Many companies collect data from us, such as date of birth and residential data. Also, websites store our purchases and/or or your preferences. Those companies can store that data, share it with others, and use them for offers.
As of May 25th 2018, the rules become much stricter. From then on, the General Data Protection Regulation (GDPR) will be effective. This applies throughout the EU. If companies fail to comply, they may face penalties.
Large Impact
The new rules involve far more than 'adjusting the privacy policy on the website'. All kinds of technical measures must be taken, such as adapting IT systems and security.
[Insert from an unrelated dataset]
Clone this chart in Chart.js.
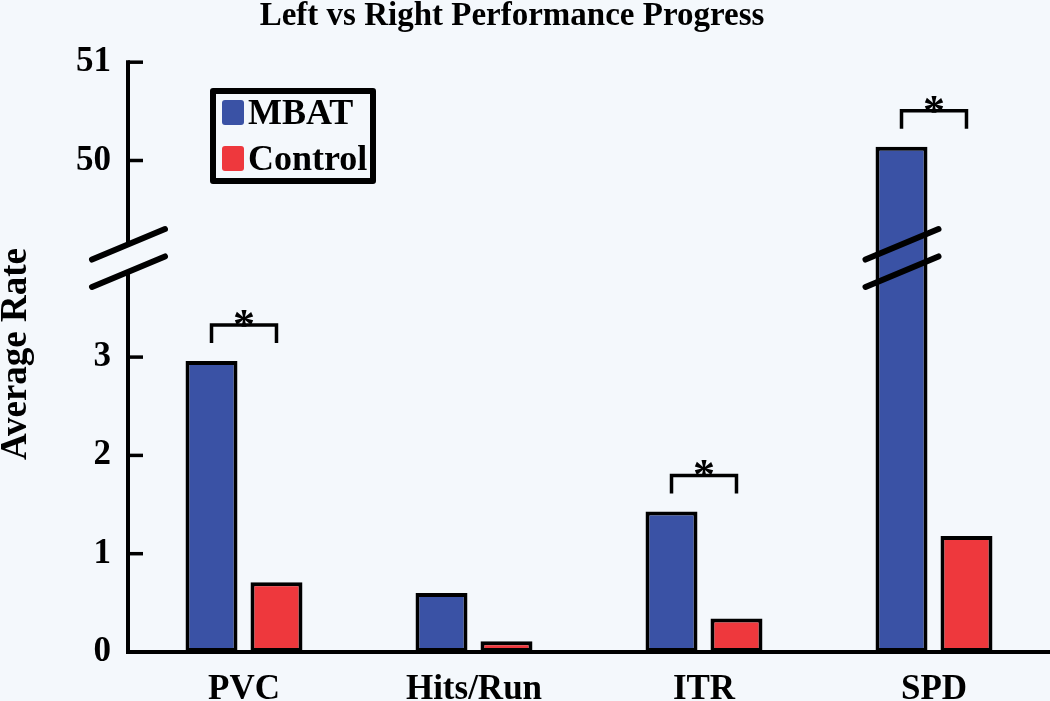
<!DOCTYPE html>
<html>
<head>
<meta charset="utf-8">
<script src="https://cdn.jsdelivr.net/npm/chart.js@4.4.1/dist/chart.umd.min.js"></script>
<style>
  html, body { margin: 0; padding: 0; background: #f4f8fc; }
  #wrap { width: 1050px; height: 701px; }
</style>
</head>
<body>
<div id="wrap"><canvas id="chart" width="1050" height="701"></canvas></div>
<script>
// --- Data ---
const categories = ['PVC', 'Hits/Run', 'ITR', 'SPD'];
const mbatValues = [2.96, 0.60, 1.43, 50.14];
const controlValues = [0.71, 0.11, 0.34, 1.18];
const significant = [true, false, true, true];
const tickValues = [0, 1, 2, 3, 50, 51];
const seriesNames = ['MBAT', 'Control'];

// broken axis: everything above the break is shifted down by this much
const breakShift = 45;
const breakLower = 3.866;
const breakUpper = 4.145;

const FONT = "'Liberation Serif', 'Times New Roman', serif";
const BLUE = '#3a52a5';
const RED = '#ee383d';

function toAxis(v) {
    return v > breakShift ? v - breakShift : v;
}
function fromAxis(v) {
    return v > breakUpper ? v + breakShift : v;
}

// --- Plugins ---
const backgroundPlugin = {
    id: 'background',
    beforeDraw(chart) {
        const ctx = chart.ctx;
        ctx.save();
        ctx.fillStyle = '#f4f8fc';
        ctx.fillRect(0, 0, chart.width, chart.height);
        ctx.fillStyle = '#000';
        ctx.font = `bold 33px ${FONT}`;
        ctx.textAlign = 'center';
        ctx.textBaseline = 'alphabetic';
        ctx.fillText('Left vs Right Performance Progress', 512, 25);
        ctx.restore();
    }
};

function slash(ctx, cx, cy) {
    ctx.beginPath();
    ctx.moveTo(cx - 36, cy + 15);
    ctx.lineTo(cx + 37, cy - 15.5);
    ctx.stroke();
}

const decorPlugin = {
    id: 'decor',
    afterDatasetsDraw(chart) {
        const ctx = chart.ctx;
        const y = chart.scales.y;
        const area = chart.chartArea;
        const axisX = area.left - 1;
        const base = y.getPixelForValue(0);
        const upY = y.getPixelForValue(breakUpper);
        const loY = y.getPixelForValue(breakLower);

        ctx.save();
        ctx.strokeStyle = '#000';
        ctx.lineCap = 'butt';

        // y axis line with a gap at the break
        ctx.lineWidth = 4;
        ctx.beginPath();
        ctx.moveTo(axisX, y.getPixelForValue(toAxis(51)) - 2);
        ctx.lineTo(axisX, upY);
        ctx.moveTo(axisX, loY);
        ctx.lineTo(axisX, base + 2);
        ctx.stroke();

        // tick marks pointing inward
        ctx.lineWidth = 3.5;
        tickValues.forEach(v => {
            if (v === 0) return;
            const py = y.getPixelForValue(toAxis(v));
            ctx.beginPath();
            ctx.moveTo(axisX, py);
            ctx.lineTo(axisX + 15, py);
            ctx.stroke();
        });

        // baseline
        ctx.lineWidth = 4;
        ctx.beginPath();
        ctx.moveTo(axisX - 2, base);
        ctx.lineTo(area.right + 1, base);
        ctx.stroke();

        // break marks on axis and on any bar crossing the break
        ctx.lineWidth = 6;
        ctx.lineCap = 'round';
        slash(ctx, axisX, upY);
        slash(ctx, axisX, loY);
        const mbatMeta = chart.getDatasetMeta(0);
        mbatValues.forEach((v, i) => {
            if (v > breakShift) {
                const bar = mbatMeta.data[i];
                slash(ctx, bar.x, upY);
                slash(ctx, bar.x, loY);
            }
        });

        // significance brackets
        const ctrlMeta = chart.getDatasetMeta(1);
        ctx.lineWidth = 3.5;
        ctx.lineCap = 'butt';
        significant.forEach((sig, i) => {
            if (!sig) return;
            const a = mbatMeta.data[i];
            const b = ctrlMeta.data[i];
            const top = Math.min(a.y, b.y);
            const legBottom = top - 18;
            const barY = legBottom - 18;
            ctx.beginPath();
            ctx.moveTo(a.x, legBottom);
            ctx.lineTo(a.x, barY);
            ctx.lineTo(b.x, barY);
            ctx.lineTo(b.x, legBottom);
            ctx.stroke();
            ctx.fillStyle = '#000';
            ctx.font = `bold 44px ${FONT}`;
            ctx.textAlign = 'center';
            ctx.textBaseline = 'alphabetic';
            ctx.fillText('*', (a.x + b.x) / 2, barY + 14);
        });

        // legend box
        ctx.lineWidth = 6;
        ctx.lineJoin = 'round';
        ctx.fillStyle = '#f4f8fc';
        ctx.fillRect(213, 91, 160, 90);
        ctx.strokeRect(213, 91, 160, 90);
        const swatches = [BLUE, RED];
        seriesNames.forEach((name, k) => {
            const sy = k === 0 ? 100 : 146;
            ctx.fillStyle = swatches[k];
            ctx.beginPath();
            ctx.roundRect(222, sy, 22, 25, 3);
            ctx.fill();
            ctx.fillStyle = '#000';
            ctx.font = `bold 36px ${FONT}`;
            ctx.textAlign = 'left';
            ctx.textBaseline = 'alphabetic';
            ctx.fillText(name, 248, sy + 24);
        });

        ctx.restore();
    }
};

// --- Chart ---
const ctx = document.getElementById('chart').getContext('2d');
new Chart(ctx, {
    type: 'bar',
    data: {
        labels: categories,
        datasets: [
            {
                label: seriesNames[0],
                data: mbatValues.map(toAxis),
                backgroundColor: BLUE,
                borderColor: '#000',
                borderWidth: 4,
                borderSkipped: false,
                categoryPercentage: 0.565,
                barPercentage: 0.8
            },
            {
                label: seriesNames[1],
                data: controlValues.map(toAxis),
                backgroundColor: RED,
                borderColor: '#000',
                borderWidth: 4,
                borderSkipped: false,
                categoryPercentage: 0.565,
                barPercentage: 0.8
            }
        ]
    },
    options: {
        responsive: false,
        animation: false,
        layout: { padding: { top: 56, left: 0, right: 1, bottom: 0 } },
        scales: {
            x: {
                grid: { display: false, drawTicks: false },
                border: { display: false },
                ticks: {
                    color: '#000',
                    font: { family: FONT, size: 35, weight: 'bold' },
                    padding: 17,
                    maxRotation: 0
                },
                afterFit: scale => { scale.height = 49; }
            },
            y: {
                min: 0,
                max: 6.063,
                grid: { display: false, drawTicks: false },
                border: { display: false },
                afterBuildTicks: scale => {
                    scale.ticks = tickValues.map(v => ({ value: toAxis(v) }));
                },
                ticks: {
                    color: '#000',
                    font: { family: FONT, size: 35, weight: 'bold' },
                    padding: 18,
                    callback: val => String(Math.round(fromAxis(val)))
                },
                title: {
                    display: true,
                    text: 'Average Rate',
                    color: '#000',
                    font: { family: FONT, size: 37, weight: 'bold', lineHeight: 0.8 },
                    padding: { top: 2, bottom: 0 }
                },
                afterFit: scale => { scale.width = 129; }
            }
        },
        plugins: {
            legend: { display: false },
            title: { display: false },
            tooltip: {
                callbacks: {
                    label: c => `${c.dataset.label}: ${(c.datasetIndex === 0 ? mbatValues : controlValues)[c.dataIndex]}`
                }
            }
        }
    },
    plugins: [backgroundPlugin, decorPlugin]
});
</script>
</body>
</html>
Companies must, according to the new rules, accurately chart what they do with data, and citizens get more rights. For example, companies are obliged to inform individuals better and more easily and to request separate permission for using their customers data. Also, companies are required to report to the authorities within 72 hours after a data leak. Ultimately, all these measurements must lead to greater control over the huge data economy in which companies like Google, Facebook and Amazon have enormous amounts of power.
Summary of the New Rules
- The obligation to register all processing activities of personal data;
- The obligation to draft internal privacy policy;
- The execution of the Privacy Impact Assessments (PIAs) for risky processing of personal data;
- To implement the new rights of the parties concerned: the right to limit processing of personal data and the right to portability of data;
- More detailed obligations regarding data processing agreements;
- The implementation of privacy by design and privacy by default as part of the already existing obligation to data minimisation;
- An extension of the category of special personal data: genetic data and biometric data - the processing of these personal data is subject to stricter rules;
- An increased of limits of fines (EUR 20 million or - for companies - 4% of the total worldwide annual turnover in the previous financial year)
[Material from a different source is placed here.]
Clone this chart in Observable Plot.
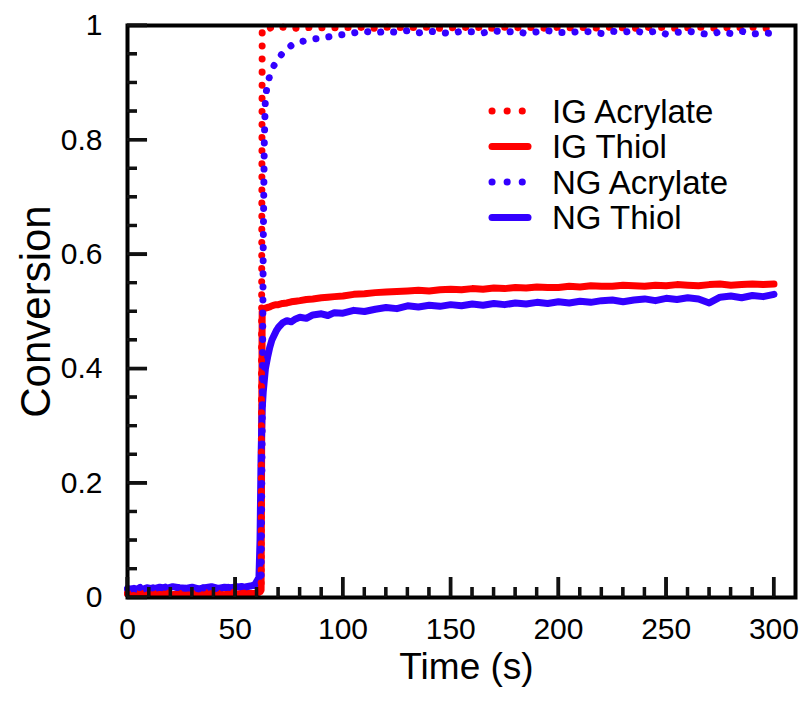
<!DOCTYPE html>
<html><head><meta charset="utf-8">
<script src="https://cdn.jsdelivr.net/npm/d3@7"></script>
<script src="https://cdn.jsdelivr.net/npm/@observablehq/plot@0.6"></script>
<style>
body{margin:0;background:#fff;}
#wrap{position:relative;width:806px;height:706px;}
#legend{position:absolute;left:0;top:0;pointer-events:none;}
</style>
</head><body><div id="wrap"></div>
<script>
const time = [0,3,6,9,12,15,18,21,24,27,30,33,36,39,42,45,48,51,54,57,
 59,60,61,61.5,62,62.5,63,63.5,64,65,66,67,68,69,70,
 72,74,76,78,80,83,86,90,93,96,
 100,105,110,115,120,125,130,135,140,145,
 150,155,160,165,170,175,180,185,190,195,
 200,205,210,215,220,225,230,235,240,245,
 250,255,260,265,270,275,280,285,290,295,
 300];

const igAcrylate = [0.008,0.006,0.009,0.007,0.008,0.006,0.009,0.007,0.008,0.006,0.008,0.007,0.009,0.006,0.008,0.007,0.009,0.006,0.008,0.007,
 0.008,0.007,0.009,0.010,0.013,0.990,0.996,0.997,0.996,0.997,0.995,0.997,0.996,0.997,0.996,
 0.997,0.996,0.997,0.995,0.997,0.996,0.997,0.996,0.997,0.996,
 0.997,0.996,0.997,0.995,0.997,0.996,0.997,0.996,0.997,0.995,
 0.996,0.997,0.996,0.997,0.995,0.997,0.996,0.997,0.996,0.995,
 0.997,0.996,0.997,0.995,0.996,0.997,0.996,0.995,0.997,0.996,
 0.997,0.995,0.996,0.997,0.996,0.995,0.997,0.996,0.997,0.995,
 0.996];

const igThiol = [0.006,0.005,0.007,0.006,0.005,0.007,0.006,0.005,0.007,0.006,0.005,0.007,0.006,0.008,0.006,0.005,0.007,0.006,0.008,0.007,
 0.007,0.008,0.009,0.010,0.013,0.500,0.503,0.505,0.506,0.507,0.508,0.510,0.511,0.512,0.512,
 0.514,0.515,0.517,0.518,0.519,0.521,0.522,0.524,0.525,0.526,
 0.527,0.530,0.531,0.533,0.534,0.535,0.536,0.537,0.536,0.538,
 0.539,0.538,0.540,0.539,0.541,0.540,0.542,0.541,0.543,0.542,
 0.542,0.544,0.543,0.545,0.544,0.544,0.546,0.545,0.544,0.546,
 0.545,0.547,0.546,0.545,0.547,0.548,0.546,0.547,0.548,0.547,
 0.548];

const ngAcrylate = [0.016,0.013,0.018,0.015,0.017,0.014,0.019,0.016,0.018,0.015,0.017,0.019,0.016,0.018,0.015,0.019,0.017,0.018,0.020,0.019,
 0.021,0.024,0.027,0.030,0.035,0.300,0.620,0.800,0.875,0.898,0.912,0.922,0.930,0.936,0.942,
 0.952,0.958,0.965,0.968,0.971,0.974,0.976,0.978,0.980,0.982,
 0.984,0.987,0.990,0.987,0.990,0.988,0.991,0.987,0.990,0.988,
 0.986,0.990,0.989,0.987,0.991,0.988,0.990,0.986,0.989,0.991,
 0.988,0.987,0.990,0.989,0.986,0.990,0.988,0.991,0.987,0.990,
 0.985,0.988,0.990,0.987,0.984,0.989,0.986,0.990,0.985,0.987,
 0.986];

const ngThiol = [0.014,0.016,0.013,0.017,0.015,0.018,0.016,0.019,0.017,0.016,0.018,0.015,0.017,0.019,0.016,0.018,0.017,0.019,0.018,0.020,
 0.022,0.028,0.035,0.100,0.250,0.330,0.360,0.380,0.400,0.420,0.437,0.450,0.458,0.466,0.472,
 0.480,0.484,0.482,0.487,0.490,0.488,0.494,0.496,0.493,0.498,
 0.497,0.502,0.500,0.504,0.507,0.505,0.510,0.508,0.511,0.509,
 0.512,0.510,0.513,0.511,0.514,0.512,0.515,0.513,0.516,0.514,
 0.517,0.515,0.518,0.516,0.519,0.520,0.517,0.520,0.522,0.519,
 0.523,0.521,0.524,0.522,0.515,0.525,0.527,0.524,0.528,0.526,
 0.530];

const seriesNames = ["IG Acrylate", "IG Thiol", "NG Acrylate", "NG Thiol"];
const seriesColors = ["#ff0000", "#ff0000", "#3300ff", "#3300ff"];
const seriesDotted = [true, false, true, false];

const xMajor = [0, 50, 100, 150, 200, 250, 300];
const xMinor = [10,20,30,40,60,70,80,90,110,120,130,140,160,170,180,190,210,220,230,240,260,270,280,290];
const yMajor = [0, 0.2, 0.4, 0.6, 0.8, 1];
const yMinor = [0.05,0.1,0.15,0.25,0.3,0.35,0.45,0.5,0.55,0.65,0.7,0.75,0.85,0.9,0.95];

const seriesValues = [igAcrylate, igThiol, ngAcrylate, ngThiol];
const rows = seriesValues.map(vals => time.map((t, i) => ({t, v: vals[i]})));

const W = 806, H = 706, mL = 127, mR = 11, mT = 25, mB = 109;
const font = "'Liberation Sans', Arial, Helvetica, sans-serif";
const dots = "0.1,13";
const majorLen = 20, minorLen = 10;
// same tick lengths in data units (frame is 668 x 572 px for 310 x 1 units)
const yMajLen = 0.035, yMinLen = 0.0175, xMajLen = 9.3, xMinLen = 4.65;
const noLabel = () => "";

function lineMark(k) {
  return Plot.line(rows[k], {
    x: "t", y: "v", stroke: seriesColors[k], strokeWidth: 7,
    strokeLinecap: "round", strokeLinejoin: "round",
    strokeDasharray: seriesDotted[k] ? dots : null
  });
}

const chart = Plot.plot({
  width: W, height: H,
  marginLeft: mL, marginRight: mR, marginTop: mT, marginBottom: mB,
  style: {fontFamily: font, background: "white"},
  x: {domain: [0, 310]},
  y: {domain: [0, 1]},
  marks: [
    lineMark(1), lineMark(3), lineMark(0), lineMark(2),
    Plot.ruleX(xMajor, {x: d => d, y1: 0, y2: yMajLen, stroke: "#111", strokeWidth: 3.5}),
    Plot.ruleX(xMinor, {x: d => d, y1: 0, y2: yMinLen, stroke: "#111", strokeWidth: 3}),
    Plot.ruleY(yMajor, {y: d => d, x1: 0, x2: xMajLen, stroke: "#111", strokeWidth: 3.5}),
    Plot.ruleY(yMinor, {y: d => d, x1: 0, x2: xMinLen, stroke: "#111", strokeWidth: 3}),
    Plot.frame({stroke: "black", strokeWidth: 4}),
    Plot.axisX({ticks: xMajor, tickSize: 0, tickPadding: 20, fontSize: 30, label: null, tickFormat: d => String(d), fill: "black"}),
    Plot.axisY({ticks: yMajor, tickSize: 0, tickPadding: 25, fontSize: 30, label: null, tickFormat: d => String(d), fill: "black"}),
    Plot.text(["Time (s)"], {text: d => d, frameAnchor: "bottom", dy: 70, dx: 5, fontSize: 37, lineAnchor: "middle", textAnchor: "middle", fill: "black"}),
    Plot.text(["Conversion"], {text: d => d, frameAnchor: "left", dx: -91, rotate: -90, fontSize: 42, lineAnchor: "middle", textAnchor: "middle", fill: "black"})
  ]
});
document.getElementById("wrap").appendChild(chart);

// overlay: inward ticks (placed through the chart's scales) and legend
const sx = chart.scale("x"), sy = chart.scale("y");
const ov = d3.select("#wrap").append("svg").attr("id", "legend").attr("width", W).attr("height", H);
const x0 = sx.apply(0), y0 = sy.apply(0);
let tp = "";
xMajor.forEach(v => { tp += `M${sx.apply(v)},${y0}v${-majorLen}`; });
xMinor.forEach(v => { tp += `M${sx.apply(v)},${y0}v${-minorLen}`; });
yMajor.forEach(v => { tp += `M${x0},${sy.apply(v)}h${majorLen}`; });
yMinor.forEach(v => { tp += `M${x0},${sy.apply(v)}h${minorLen}`; });
ov.append("path").attr("d", tp).attr("fill", "none").attr("stroke", "#111").attr("stroke-width", 3);

const lx0 = 492, lx1 = 528, tx = 552, ly0 = 111, lstep = 35.5;
seriesNames.forEach((name, k) => {
  const y = ly0 + k * lstep;
  ov.append("line").attr("x1", lx0).attr("x2", seriesDotted[k] ? lx1 + 1 : lx1).attr("y1", y).attr("y2", y)
    .attr("stroke", seriesColors[k]).attr("stroke-width", 7).attr("stroke-linecap", "round")
    .attr("stroke-dasharray", seriesDotted[k] ? "0.1,15" : null);
  ov.append("text").attr("x", tx).attr("y", y).attr("dy", "0.36em")
    .attr("font-family", font).attr("font-size", 33).attr("fill", "black").text(name);
});
</script>
</body></html>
- An extension of the already mandatory data sheets for all European Member States;
- In certain cases, it is mandatory to appoint a Data Protection Officer.
A whole lot of work to implement. For big companies manageable, but how about the small companies, those with a few employees? Small retail shops, small consultancy companies. In the Netherlands we have more than 700.000 single person companies, freelancers in a total of about 6,5M citizens eligible for work.
Considerations
Though many of the EU rulings are already applicable in the Netherlands for some time, no real big negative events happened. But since we are just at the start of digital crime, the future may look differently.
I support the rulings in general, since the individuals MUST be certain their data is protected and not abused and to me it is unthinkable to have no ruling for those who store and manages 3rd party individuals data and leave all the responsibilities with the individuals to identify which parties they can trust with their data and which not.
However, these type of ruling will make it much harder for small companies to manage their risks. Also, with this type of rulings we getting further into centralised control, rather than the road to lesser centralised control and more local community type of agreements.